As I dimly recall the check was something to do with the engine; the Javelin had two Armstrong Siddeley Sapphires, but I can’t remember why these checks had to be carried out, and in fact I don’t think I grasped the reason for the check even when(if) it was explained to me those many years ago. I would also be lying if admitting I could recall exactly what the procedure was for the test, although the Line Chief ran me through the drill several times until he was confident I had grasped it. He then took me out to a Javelin and pointed out the switches in the port wheel well I had to hold down, and the indicators I had to observe, when carrying out the check.
As I stand six foot two inches tall I realised then why I had been chosen for the job, as the switches and indicators would have been unreachable for a member of the league of little men.

Once the Line Chief was satisfied I understood what I was required to do I rode the squadron bicycle to the other side of the airfield, and took up my position alongside the taxiwaym in front of the control tower. Armed with ear defenders I awaited my first pair of customers taxiing out for the air-firing sortie.

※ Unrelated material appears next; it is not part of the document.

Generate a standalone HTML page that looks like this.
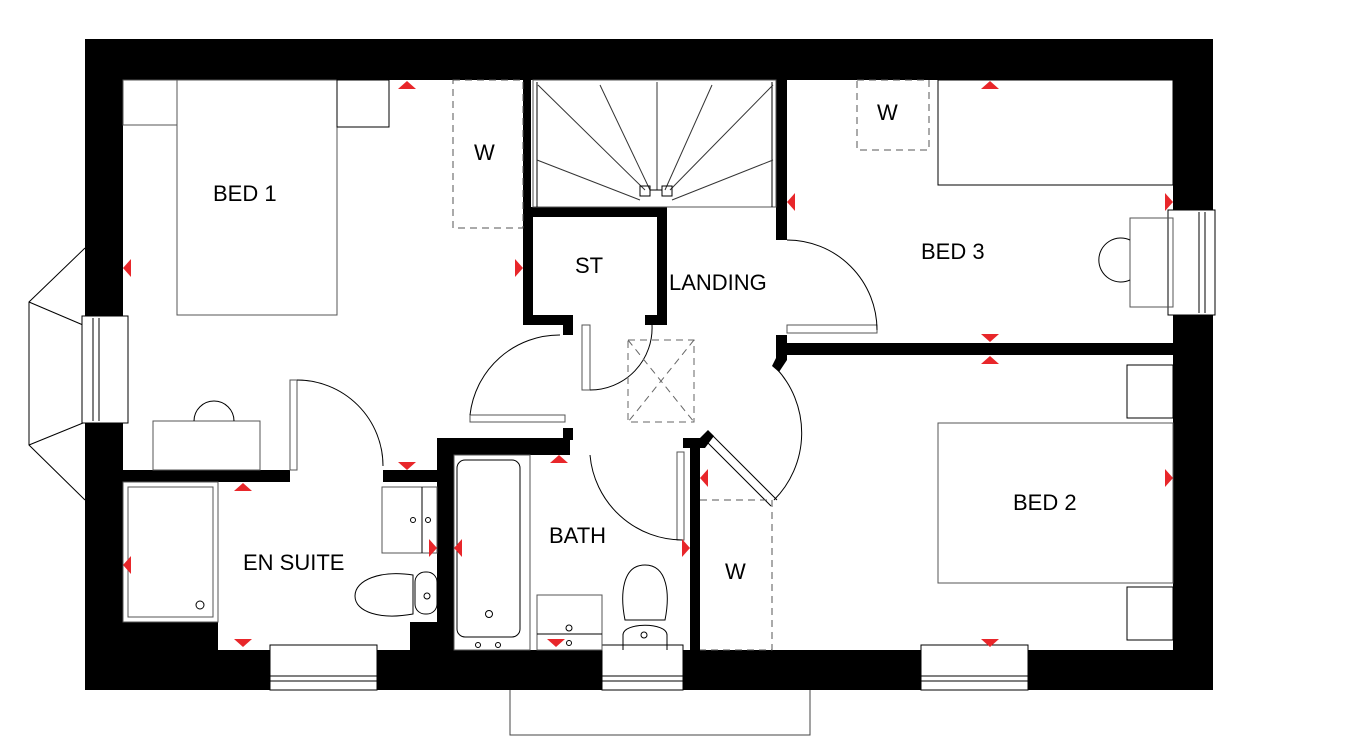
<!DOCTYPE html>
<html><head><meta charset="utf-8"><style>
html,body{margin:0;padding:0;background:#fff;}
svg{display:block;}
text{font-family:"Liberation Sans",sans-serif;font-size:22px;fill:#000;}
</style></head><body>
<svg width="1346" height="748" viewBox="0 0 1346 748" xmlns="http://www.w3.org/2000/svg">
<g fill="#000">
<!-- outer walls -->
<rect x="85" y="39" width="1128" height="41"/>
<rect x="85" y="39" width="38" height="279"/>
<rect x="85" y="420" width="38" height="270"/>
<rect x="1173" y="39" width="40" height="171"/>
<rect x="1173" y="315" width="40" height="375"/>
<rect x="85" y="650" width="1128" height="40"/>
<rect x="85" y="622" width="133" height="30"/>
<rect x="410" y="622" width="27" height="30"/>
<!-- interior walls -->
<rect x="523" y="80" width="8" height="135"/>
<path d="M523 207H667V325H645V315H657V217H533V315H563V325H523Z"/>
<rect x="563" y="315" width="10" height="20"/>
<rect x="776" y="80" width="11" height="160"/>
<rect x="787" y="343" width="386" height="12"/>
<path d="M776 335H787V360L779 372L772 366L776 358Z"/>
<rect x="437" y="438" width="133" height="17"/>
<rect x="563" y="428" width="10" height="12"/>
<rect x="437" y="438" width="17" height="212"/>
<rect x="690" y="440" width="10" height="210"/>
<path d="M683 438H700L708 430L714 436L705 448H683Z"/>
<rect x="123" y="470" width="167" height="12"/>
<rect x="383" y="470" width="54" height="12"/>
</g>
<g fill="none" stroke="#000" stroke-width="1">
<!-- bay window -->
<path d="M85 248L29 302V445L85 500M29 302L83 325M29 445L83 423"/>
<rect x="82" y="316" width="46" height="107" fill="#fff"/>
<line x1="93" y1="318" x2="93" y2="421"/><line x1="99" y1="318" x2="99" y2="421"/>
<!-- right window -->
<rect x="1168" y="210" width="47" height="105" fill="#fff"/>
<line x1="1199" y1="212" x2="1199" y2="313"/><line x1="1205" y1="212" x2="1205" y2="313"/>
<!-- bottom windows -->
<rect x="270" y="645" width="107" height="45" fill="#fff"/><line x1="270" y1="676" x2="377" y2="676"/><line x1="270" y1="681" x2="377" y2="681"/>
<rect x="602" y="645" width="81" height="45" fill="#fff"/><line x1="602" y1="676" x2="683" y2="676"/><line x1="602" y1="681" x2="683" y2="681"/>
<rect x="921" y="645" width="107" height="45" fill="#fff"/><line x1="921" y1="676" x2="1028" y2="676"/><line x1="921" y1="681" x2="1028" y2="681"/>
<path d="M510 690V735H810V690" stroke="#444"/>
<!-- bed1 -->
<rect x="177" y="80" width="160" height="235" stroke="#555"/>
<rect x="123" y="80" width="54" height="45" stroke="#555"/>
<rect x="337" y="80" width="52" height="47"/>
<rect x="153" y="421" width="107" height="49" stroke="#555"/>
<path d="M194 421A20 20 0 0 1 234 421"/>
<rect x="453" y="80" width="70" height="148" stroke="#555" stroke-dasharray="7,5"/>
<!-- bed1 door -->
<rect x="290" y="380" width="7" height="90" stroke="#555"/>
<path d="M297 380A86 86 0 0 1 383 466"/>
<rect x="470" y="415" width="95" height="7" stroke="#555"/>
<path d="M470 415A90 90 0 0 1 560 335"/>
<!-- stairs -->
<rect x="533" y="80" width="243" height="127" stroke="#555"/>
<line x1="537" y1="82" x2="537" y2="207"/><line x1="772" y1="82" x2="772" y2="207"/>
<path d="M538 85L645 190M600 85L650 190M657 82V190M712 85L665 190M773 85L670 190M537 160L640 200M773 160L672 200" stroke="#333"/>
<rect x="640" y="186" width="10" height="10"/><rect x="662" y="186" width="10" height="10"/><line x1="650" y1="190" x2="662" y2="190"/>
<!-- ST door -->
<rect x="582" y="325" width="8" height="65" stroke="#555"/>
<path d="M590 390A62 62 0 0 0 652 325"/>
<!-- hatch -->
<rect x="628" y="340" width="66" height="82" stroke="#666" stroke-dasharray="7,5"/>
<path d="M628 340L694 422M694 340L628 422" stroke="#666" stroke-dasharray="7,5"/>
<!-- bed3 door -->
<rect x="787" y="325" width="90" height="8" stroke="#555"/>
<path d="M787 240A90 90 0 0 1 877 330"/>
<!-- bed3 -->
<rect x="857" y="80" width="72" height="70" stroke="#555" stroke-dasharray="7,5"/>
<rect x="938" y="80" width="235" height="105"/>
<rect x="1130" y="218" width="43" height="89" stroke="#555"/>
<path d="M1130 240A22 22 0 1 0 1130 280"/>
<!-- bed2 -->
<rect x="1127" y="365" width="46" height="53"/>
<rect x="938" y="423" width="235" height="160" stroke="#555"/>
<rect x="1127" y="587" width="46" height="53"/>
<path d="M711 434L777 500M705 440L771 506"/>
<path d="M774 500A95 95 0 0 0 776 368"/>
<path d="M700 500H772V650H700" stroke="#555" stroke-dasharray="7,5"/>
<!-- bath door -->
<rect x="677" y="452" width="7" height="88" stroke="#555"/>
<path d="M590 455A93 93 0 0 0 683 540"/>
<!-- ensuite -->
<rect x="123" y="482" width="95" height="140" stroke="#555"/>
<rect x="128" y="487" width="85" height="130" stroke="#555"/>
<circle cx="200" cy="605" r="4"/>
<rect x="382" y="487" width="55" height="66" stroke="#555"/><line x1="422" y1="487" x2="422" y2="553"/>
<circle cx="413" cy="520" r="2.5"/><circle cx="428" cy="520" r="2.5"/>
<path d="M413 575C380 570 355 580 355 596C355 612 380 620 413 614Z"/>
<rect x="415" y="572" width="22" height="42" rx="10"/>
<circle cx="427" cy="596" r="3"/>
<!-- bath -->
<rect x="454" y="455" width="76" height="195" stroke="#555"/>
<rect x="457" y="460" width="63" height="177" rx="8"/>
<circle cx="489" cy="614" r="3.5"/><circle cx="478" cy="645" r="2.5"/><circle cx="498" cy="645" r="2.5"/>
<rect x="537" y="595" width="65" height="55" stroke="#555"/><line x1="537" y1="634" x2="602" y2="634"/>
<circle cx="569" cy="628" r="3"/><circle cx="569" cy="643" r="2.5"/>
<path d="M625 620C620 595 622 565 645 565C668 565 670 595 665 620Z"/>
<path d="M623 650V635C623 622 667 622 667 635V650"/>
<circle cx="644" cy="635" r="3"/>
</g>
<g fill="#e8262a">
<path d="M398 89L407 81L416 89Z"/><path d="M981 89L990 81L999 89Z"/>
<path d="M123 268L131 259V277Z"/><path d="M523 268L515 259V277Z"/>
<path d="M787 202L795 193V211Z"/><path d="M1173 202L1165 193V211Z"/>
<path d="M981 334L990 342L999 334Z"/><path d="M981 364L990 356L999 364Z"/>
<path d="M234 491L243 483L252 491Z"/><path d="M398 462L407 470L416 462Z"/>
<path d="M123 565L131 556V574Z"/><path d="M234 639L243 647L252 639Z"/>
<path d="M437 548L429 539V557Z"/><path d="M454 548L462 539V557Z"/>
<path d="M550 463L559 455L568 463Z"/><path d="M547 639L556 647L565 639Z"/>
<path d="M690 548L682 539V557Z"/><path d="M700 478L708 469V487Z"/>
<path d="M1173 478L1165 469V487Z"/><path d="M981 639L990 647L999 639Z"/>
</g>
<text x="213" y="201">BED 1</text>
<text x="474" y="160">W</text>
<text x="575" y="273">ST</text>
<text x="669" y="290">LANDING</text>
<text x="921" y="259">BED 3</text>
<text x="877" y="120">W</text>
<text x="1013" y="510">BED 2</text>
<text x="243" y="570">EN SUITE</text>
<text x="549" y="543">BATH</text>
<text x="725" y="579">W</text>
</svg>
</body></html>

The leading Javelin stopped alongside me, and I ducked under the wing into the port wheel well and carried out the procedure; the only part I can dredge from my memory was something along the lines of holding down switch A and observing the associated doll’s eye indicator A. When the indicator turned from black to white I would exit the wheel well, give the thumbs up signal to the pilot indicating all was OK, then re-enter the wheel well to do likewise with switch B.
The aircraft had to run each engine at full throttle when doing the test, which is why I had the ear defenders, and why my hearing now is not what it was. I would suppose the doll’s eye indicators took about 10 seconds to change from black to white, so the complete check took no more than 45 seconds per aircraft. All went as sweet as a nut, and I spent most of the morning lying out in the sunshine alongside the taxiway, with short and noisy, very noisy, interludes under a Javelin.